** Start **
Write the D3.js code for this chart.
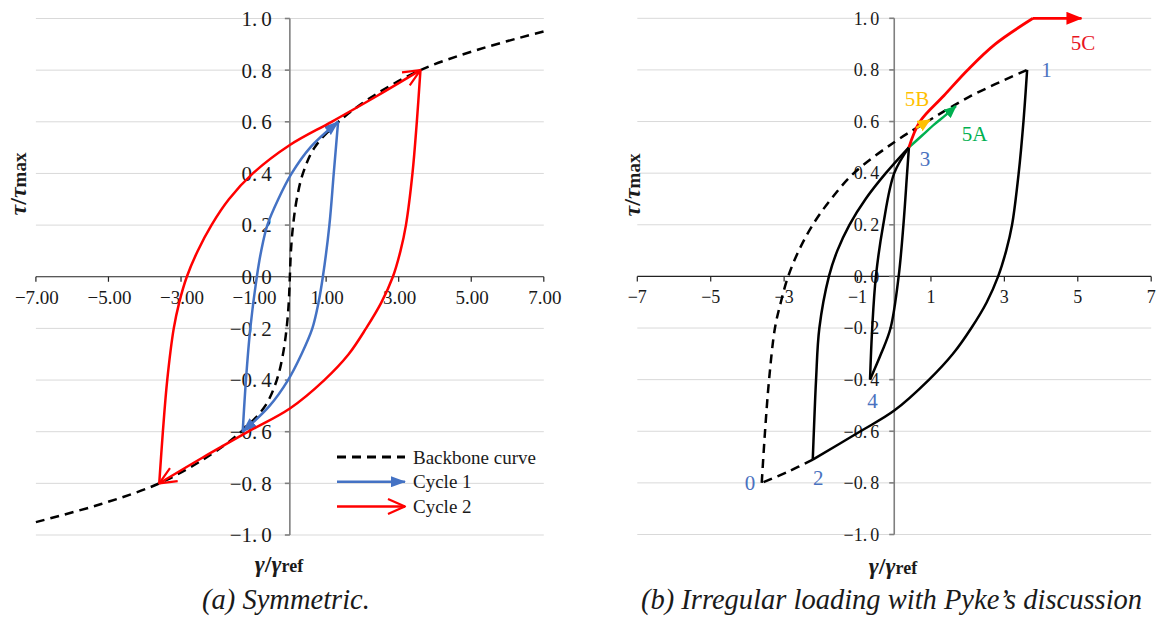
<!DOCTYPE html>
<meta charset="utf-8">
<style>
  body { margin: 0; background: #fff; }
  svg text { font-family: "Liberation Serif", serif; fill: #1a1a1a; }
  .grid line { stroke: #d9d9d9; stroke-width: 1; }
  .xaxis { stroke: #222; stroke-width: 1.2; }
  .yaxis { stroke: #7f7f7f; stroke-width: 1.6; }
  .curve { fill: none; stroke-width: 2.5; stroke-linejoin: round; }
  .dash { stroke: #000; stroke-dasharray: 9 6; }
</style>

<script src="https://d3js.org/d3.v7.min.js"></script>

<div id="chart"></div>
<script>

// ---- data (gamma/gamma_ref, tau/tau_max) ----
const tauTicks = [-1, -0.8, -0.6, -0.4, -0.2, 0, 0.2, 0.4, 0.6, 0.8, 1];
const gammaTicks = [-7, -5, -3, -1, 1, 3, 5, 7];

// (a) symmetric
const backboneA = [[-7,-0.95],[-5.2,-0.88],[-3.6,-0.8],[-2.3,-0.7],[-1.34,-0.6],[-0.68,-0.5],[-0.36,-0.4],
  [-0.19,-0.3],[-0.09,-0.2],[-0.03,-0.1],[0,0],[0.03,0.1],[0.09,0.2],[0.19,0.3],[0.36,0.4],[0.68,0.5],
  [1.34,0.6],[2.3,0.7],[3.6,0.8],[5.2,0.88],[7,0.95]];
const cycle1Unload = [[1.33,0.6],[1.21,0.4],[1.09,0.2],[0.91,0],[0.79,-0.1],[0.62,-0.2],[0.32,-0.3],[-0.05,-0.4],[-0.56,-0.5],[-1.3,-0.6]];
const cycle1Reload = [[-1.3,-0.6],[-1.21,-0.4],[-1.09,-0.2],[-0.91,0],[-0.79,0.1],[-0.62,0.2],[-0.32,0.3],[0.05,0.4],[0.56,0.5],[1.33,0.6]];
const cycle2Unload = [[3.6,0.8],[3.5,0.6],[3.38,0.4],[3.2,0.2],[3.05,0.1],[2.84,0],[2.52,-0.1],[2.1,-0.2],[1.62,-0.3],
  [0.95,-0.4],[0,-0.51],[-1.15,-0.6],[-2.4,-0.7],[-3.6,-0.8]];
const cycle2Reload = [[-3.6,-0.8],[-3.5,-0.6],[-3.38,-0.4],[-3.2,-0.2],[-3.05,-0.1],[-2.84,0],[-2.54,0.1],[-2.16,0.2],
  [-1.68,0.3],[-1.02,0.4],[0,0.51],[1.15,0.6],[2.4,0.7],[3.6,0.8]];
const legendItems = ["Backbone curve", "Cycle 1", "Cycle 2"];

// (b) irregular loading
const backboneB = [[-3.61,-0.8],[-3.52,-0.6],[-3.41,-0.4],[-3.25,-0.2],[-3.09,-0.1],[-2.89,0],[-2.6,0.1],[-2.22,0.2],
  [-1.72,0.3],[-1.1,0.4],[0,0.52],[0.9,0.6],[2.1,0.7],[3.62,0.8]];
const tailB = [[-2.22,-0.71],[-2.9,-0.757],[-3.61,-0.8]];
const path1to2 = [[3.62,0.8],[3.52,0.6],[3.39,0.4],[3.21,0.2],[3.05,0.1],[2.83,0],[2.52,-0.1],[2.1,-0.2],[1.6,-0.3],
  [0.95,-0.4],[0,-0.52],[-0.92,-0.6],[-2.22,-0.71]];
const path2to3 = [[-2.22,-0.71],[-2.19,-0.6],[-2.13,-0.4],[-2.04,-0.2],[-1.78,0],[-1.55,0.1],[-1.22,0.2],[-0.78,0.3],[-0.23,0.4],[0.4,0.5]];
const path3to4 = [[0.4,0.5],[0.35,0.4],[0.25,0.2],[0.12,0],[-0.1,-0.2],[-0.36,-0.3],[-0.66,-0.4]];
const path4to3 = [[-0.66,-0.4],[-0.6,-0.2],[-0.5,0],[-0.3,0.2],[0,0.4],[0.4,0.5]];
const path5A = [[0.4,0.5],[0.75,0.545],[1.1,0.59],[1.4,0.625],[1.68,0.66]];
const path5B = [[0.6,0.575],[0.97,0.606]];
const path5C = [[0.4,0.5],[0.7,0.6],[1.35,0.7],[2.0,0.8],[2.75,0.9],[3.78,1.0]];
const path5Cflat = [[3.78,1.0],[5.1,1.0]];
const pointLabels = [
  {t: "1",  g: 4.15,  v: 0.80,  c: "#4a72c0"},
  {t: "5C", g: 5.14,  v: 0.905, c: "#e8141e"},
  {t: "5B", g: 0.62,  v: 0.69,  c: "#ffc000"},
  {t: "5A", g: 2.19,  v: 0.555, c: "#00b050"},
  {t: "3",  g: 0.84,  v: 0.455, c: "#4a72c0"},
  {t: "4",  g: -0.59, v: -0.48, c: "#4a72c0"},
  {t: "0",  g: -3.93, v: -0.80, c: "#4a72c0"},
  {t: "2",  g: -2.07, v: -0.78, c: "#4a72c0"}
];

const BLUE = "#4472c4", RED = "#ff0000", GREEN = "#00b050", ORANGE = "#ffc000";

const svg = d3.select("#chart").append("svg")
    .attr("width", 1159).attr("height", 621)
    .attr("font-family", "Liberation Serif, serif");

// arrow heads
const defs = svg.append("defs");
function arrowMarker(id, color, len, half) {
  defs.append("marker").attr("id", id)
      .attr("markerUnits", "userSpaceOnUse")
      .attr("viewBox", `0 ${-half} ${len} ${2 * half}`)
      .attr("markerWidth", len).attr("markerHeight", 2 * half)
      .attr("refX", len - 1).attr("refY", 0).attr("orient", "auto")
    .append("path")
      .attr("d", `M0,${-half}L${len},0L0,${half}Z`)
      .attr("fill", color);
}
function chevronMarker(id, color, len, half) {
  defs.append("marker").attr("id", id)
      .attr("markerUnits", "userSpaceOnUse")
      .attr("viewBox", `-3 ${-half - 3} ${len + 6} ${2 * half + 6}`)
      .attr("markerWidth", len + 6).attr("markerHeight", 2 * half + 6)
      .attr("refX", len).attr("refY", 0).attr("orient", "auto")
    .append("path")
      .attr("d", `M0,${-half}L${len},0L0,${half}`)
      .attr("fill", "none").attr("stroke", color).attr("stroke-width", 2.2)
      .attr("stroke-linejoin", "round");
}
arrowMarker("headBlue", BLUE, 15, 5.5);
chevronMarker("chevRed", RED, 17, 7.5);
arrowMarker("headRed", RED, 16, 6.5);
arrowMarker("headGreen", GREEN, 13, 5.5);
arrowMarker("headOrange", ORANGE, 13, 6);

// frame: grid, axes, tick labels
function drawFrame(x, y, o) {
  const g = svg.append("g");
  g.append("g").attr("class", "grid")
    .selectAll("line").data(tauTicks.filter(d => d !== 0)).join("line")
      .attr("x1", x(-7)).attr("x2", x(7))
      .attr("y1", d => y(d)).attr("y2", d => y(d));

  // x axis
  g.append("line").attr("class", "xaxis")
    .attr("x1", x(-7)).attr("x2", x(7)).attr("y1", y(0)).attr("y2", y(0));
  g.selectAll(".xt").data(gammaTicks).join("line").attr("class", "xaxis")
    .attr("x1", d => x(d)).attr("x2", d => x(d)).attr("y1", y(0)).attr("y2", y(0) + 5);
  g.selectAll(".xl").data(gammaTicks).join("text")
    .attr("x", d => x(d) + o.xLabelDx).attr("y", y(0) + o.xLabelDy)
    .attr("text-anchor", "middle")
    .style("font-size", o.xFont + "px")
    .text(d => o.xFormat(d).replace("-", "\u2212"));

  // y axis
  g.append("line").attr("class", "yaxis")
    .attr("x1", x(0)).attr("x2", x(0)).attr("y1", y(1)).attr("y2", y(-1));
  g.selectAll(".yt").data(tauTicks).join("line").attr("class", "yaxis")
    .attr("x1", x(0) - 5).attr("x2", x(0)).attr("y1", d => y(d)).attr("y2", d => y(d));
  const yl = g.selectAll(".yl").data(tauTicks).join("text")
    .attr("x", x(0) - o.yLabelGap).attr("y", d => y(d)).attr("dy", "0.35em")
    .attr("text-anchor", "end")
    .style("font-size", o.yFont + "px");
  yl.append("tspan").text(d => d3.format(".1f")(d).replace("-", "\u2212").split(".")[0] + ".");
  yl.append("tspan").attr("dx", o.yDotGap).text(d => d3.format(".1f")(d).split(".")[1]);

  // axis titles
  const yt = g.append("text")
    .attr("transform", `translate(${o.yTitleX},${o.yTitleY}) rotate(-90)`)
    .attr("text-anchor", "middle")
    .style("font-size", "24px").style("font-weight", "bold");
  yt.append("tspan").style("font-style", "italic").text("\u03c4");
  yt.append("tspan").text("/");
  yt.append("tspan").style("font-style", "italic").text("\u03c4");
  yt.append("tspan").style("font-size", "19px").text("max");

  const xt = g.append("text")
    .attr("x", o.xTitleX).attr("y", o.xTitleY)
    .attr("text-anchor", "middle")
    .style("font-size", "24px").style("font-weight", "bold");
  xt.append("tspan").style("font-style", "italic").text("\u03b3");
  xt.append("tspan").text("/");
  xt.append("tspan").style("font-style", "italic").text("\u03b3");
  xt.append("tspan").style("font-size", "18px").text("ref");

  g.append("text")
    .attr("x", o.capX).attr("y", 609)
    .attr("text-anchor", o.capAnchor)
    .style("font-size", "28.5px").style("font-style", "italic")
    .text(o.caption);
}

const branch = (x, y) => d3.line().x(d => x(d[0])).y(d => y(d[1])).curve(d3.curveCatmullRom.alpha(0.5));

function curve(x, y, data, cls, color, marker) {
  const p = svg.append("path").datum(data)
    .attr("class", "curve " + cls)
    .attr("d", branch(x, y))
    .attr("stroke", color);
  if (marker) p.attr("marker-end", `url(#${marker})`);
  return p;
}

// ---------- (a) ----------
const xA = d3.scaleLinear().domain([-7, 7]).range([35.9, 543.8]);
const yA = d3.scaleLinear().domain([-1, 1]).range([535, 18.5]);

drawFrame(xA, yA, {
  xFormat: d3.format(".2f"), xFont: 19, xLabelDx: 1, xLabelDy: 27,
  yFont: 21, yLabelGap: 18, yDotGap: 4,
  yTitleX: 26, yTitleY: 184, xTitleX: 279, xTitleY: 572,
  capX: 286, capAnchor: "middle", caption: "(a) Symmetric."
});

curve(xA, yA, backboneA, "dash", "#000");
curve(xA, yA, cycle1Unload, "", BLUE, "headBlue");
curve(xA, yA, cycle1Reload, "", BLUE, "headBlue");
curve(xA, yA, cycle2Unload, "", RED, "chevRed");
curve(xA, yA, cycle2Reload, "", RED, "chevRed");

// legend
const legend = svg.append("g").attr("transform", "translate(337,457)");
legend.selectAll("text").data(legendItems).join("text")
  .attr("x", 76).attr("y", (d, i) => i * 24.7).attr("dy", "0.35em")
  .style("font-size", "19px")
  .text(d => d);
legend.append("line").attr("class", "curve dash")
  .attr("x1", 0).attr("x2", 68).attr("y1", 0).attr("y2", 0).attr("stroke", "#000")
  .style("stroke-width", 3);
legend.append("line").attr("class", "curve")
  .attr("x1", 0).attr("x2", 68).attr("y1", 24.7).attr("y2", 24.7).attr("stroke", BLUE)
  .attr("marker-end", "url(#headBlue)");
legend.append("line").attr("class", "curve")
  .attr("x1", 0).attr("x2", 68).attr("y1", 49.4).attr("y2", 49.4).attr("stroke", RED)
  .attr("marker-end", "url(#chevRed)");

// ---------- (b) ----------
const xB = d3.scaleLinear().domain([-7, 7]).range([637.3, 1151.2]);
const yB = d3.scaleLinear().domain([-1, 1]).range([534.5, 18.3]);

drawFrame(xB, yB, {
  xFormat: d3.format("d"), xFont: 18, xLabelDx: 0, xLabelDy: 27,
  yFont: 18, yLabelGap: 15, yDotGap: 3,
  yTitleX: 640, yTitleY: 185, xTitleX: 893, xTitleY: 574,
  capX: 641, capAnchor: "start", caption: "(b) Irregular loading with Pyke\u2019s discussion"
});

curve(xB, yB, backboneB, "dash", "#000");
curve(xB, yB, tailB, "dash", "#000");
curve(xB, yB, path1to2, "", "#000");
curve(xB, yB, path2to3, "", "#000");
curve(xB, yB, path3to4, "", "#000");
curve(xB, yB, path4to3, "", "#000");
curve(xB, yB, path5A, "", GREEN, "headGreen");
curve(xB, yB, path5C, "", RED).style("stroke-width", 2.8);
svg.append("path").datum(path5Cflat)
  .attr("class", "curve").attr("stroke", RED).style("stroke-width", 2.8)
  .attr("d", d3.line().x(d => xB(d[0])).y(d => yB(d[1])))
  .attr("marker-end", "url(#headRed)");
svg.append("path").datum(path5B)
  .attr("class", "curve").attr("stroke", ORANGE)
  .attr("d", d3.line().x(d => xB(d[0])).y(d => yB(d[1])))
  .attr("marker-end", "url(#headOrange)");

svg.append("g").selectAll("text").data(pointLabels).join("text")
  .attr("x", d => xB(d.g)).attr("y", d => yB(d.v)).attr("dy", "0.35em")
  .attr("text-anchor", "middle")
  .style("font-size", "21px")
  .style("fill", d => d.c)
  .text(d => d.t);

</script>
** End **
* _WRITTEN REQUEST_: From the first line of the listing above, repeat every line through the one holding "const gammaTicks = [-7, -5, -3, -1, 1, 3, 5, 7];". Both ends count, and pictures stay out.

* _WRITTEN RESPONSE_:
Write the D3.js code for this chart.
<!DOCTYPE html>
<meta charset="utf-8">
<style>
  body { margin: 0; background: #fff; }
  svg text { font-family: "Liberation Serif", serif; fill: #1a1a1a; }
  .grid line { stroke: #d9d9d9; stroke-width: 1; }
  .xaxis { stroke: #222; stroke-width: 1.2; }
  .yaxis { stroke: #7f7f7f; stroke-width: 1.6; }
  .curve { fill: none; stroke-width: 2.5; stroke-linejoin: round; }
  .dash { stroke: #000; stroke-dasharray: 9 6; }
</style>

<script src="https://d3js.org/d3.v7.min.js"></script>

<div id="chart"></div>
<script>

// ---- data (gamma/gamma_ref, tau/tau_max) ----
const tauTicks = [-1, -0.8, -0.6, -0.4, -0.2, 0, 0.2, 0.4, 0.6, 0.8, 1];
const gammaTicks = [-7, -5, -3, -1, 1, 3, 5, 7];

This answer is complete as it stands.